While she's rubbing it, she says, "I've never done it with a black man."
I froze and said, "What?"
She looked me in the eye and said, "I've got to sex it with a black man."
Never has a mood changed so rapidly. The dick I couldn't get to go soft, got "limpier" than a soggy noodle. I easily move her off me. Drew and Malia noticed I wasn't happy anymore.
"You only wanted to have sex with me because I'm black?" I asked.
She stuttered and quite soberly stumbled over several incoherent sentences.
"I, ahh, I well, I've thought ... ahh ...," Cheryl couldn't get it out.
I sat there shaking my head, wondering if what I thought were actually true. By that time, it didn't really matter what I thought. The mood was history, and my emotions were carrying me.
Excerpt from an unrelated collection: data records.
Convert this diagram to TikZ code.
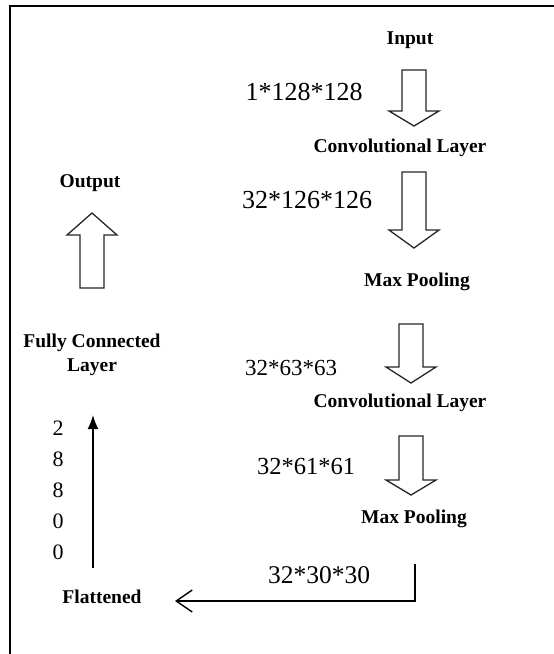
\documentclass[tikz,border=0pt]{standalone}
\usepackage{fontspec}
\setmainfont{Liberation Serif}
\usetikzlibrary{calc,arrows.meta}
\tikzset{
cnn/.style={x=1pt, y=-1pt, line join=miter},
layer/.style={font=\fontsize{19.5}{24}\selectfont\bfseries, align=center, inner sep=0pt},
dims/.style={font=\fontsize{26}{30}\selectfont, inner sep=0pt},
hollow/.style={draw=black!85, line width=1.3pt, fill=white},
thin/.style={line width=1.6pt, -{Latex[length=14pt,width=11pt]}},
elbow/.style={line width=1.4pt, -{Straight Barb[length=16pt,width=22pt]}},
}
% #1 tail, #2 tip, #3 head length (signed)
\newcommand{\hollowarrow}[3]{%
\draw[hollow] ($(#1)+(-12,0)$) -- ($(#1)+(12,0)$) -- ($(#2)+(12,#3)$) -- ($(#2)+(25,#3)$)
  -- (#2) -- ($(#2)+(-25,#3)$) -- ($(#2)+(-12,#3)$) -- cycle;}

\begin{document}
\begin{tikzpicture}[cnn]
\useasboundingbox (0,0) rectangle (554,654);
\draw[line width=2pt] (554,6) -- (10,6) -- (10,654);
%
\node[layer] (input) at (410,40) {Input};
\node[layer] (conv1) at (400,148) {Convolutional Layer};
\node[layer] (pool1) at (417,282) {Max Pooling};
\node[layer] (conv2) at (400,403) {Convolutional Layer};
\node[layer] (pool2) at (414,519) {Max Pooling};
\node[layer] (flat) at (102,597) {Flattened};
\node[layer] (fcl) at (92,355) {Fully Connected\\Layer};
\node[layer] (output) at (90,183) {Output};
%
\node[dims] (d1) at (304,92) {1*128*128};
\node[dims] (d2) at (307,200) {32*126*126};
\node[dims, font=\fontsize{23}{28}\selectfont] (d3) at (291,368) {32*63*63};
\node[dims, font=\fontsize{24.5}{28}\selectfont] (d4) at (306,467) {32*61*61};
\node[dims, font=\fontsize{25.5}{28}\selectfont] (d5) at (319,575) {32*30*30};
\node[dims, font=\fontsize{22}{31}\selectfont, align=center] (len) at (58,490) {2\\8\\8\\0\\0};
%
\coordinate (a1) at (414,70);  \coordinate (b1) at (414,126);
\coordinate (a2) at (414,172); \coordinate (b2) at (414,248);
\coordinate (a3) at (411,324); \coordinate (b3) at (411,383);
\coordinate (a4) at (411,436); \coordinate (b4) at (411,495);
\coordinate (a5) at (92,288);  \coordinate (b5) at (92,213);
\hollowarrow{a1}{b1}{-15}
\hollowarrow{a2}{b2}{-18}
\hollowarrow{a3}{b3}{-16}
\hollowarrow{a4}{b4}{-15}
\hollowarrow{a5}{b5}{22}
%
\coordinate (e1) at (415,564);
\coordinate (e2) at (175,601);
\draw[elbow] (e1) |- (e2);
\coordinate (f1) at (93,568);
\coordinate (f2) at (93,415);
\draw[thin] (f1) -- (f2);
\end{tikzpicture}
\end{document}
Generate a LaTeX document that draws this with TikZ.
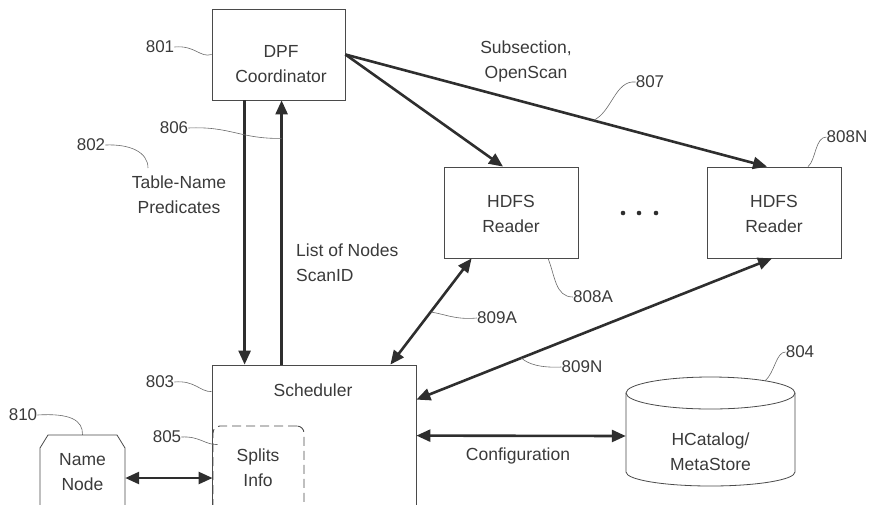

I didn't get loud, didn't yell, and didn't curse. I was seriously stunned. I went to the bathroom. A minute later Drew came in
"Cheryl asked us to take her home," he said. "The girls are getting their shit together now. I'll hit you up tomorrow. You go home and take it easy. Do those stress relieving pushups you always tell me about. Peace."
"Yeah, see you tomorrow," I said.
After getting an apology together, I went to the table only to find them gone. I felt even worse then. I'd created some ill feelings and then didn't get the chance to apologize. It was a long, introspective ride home.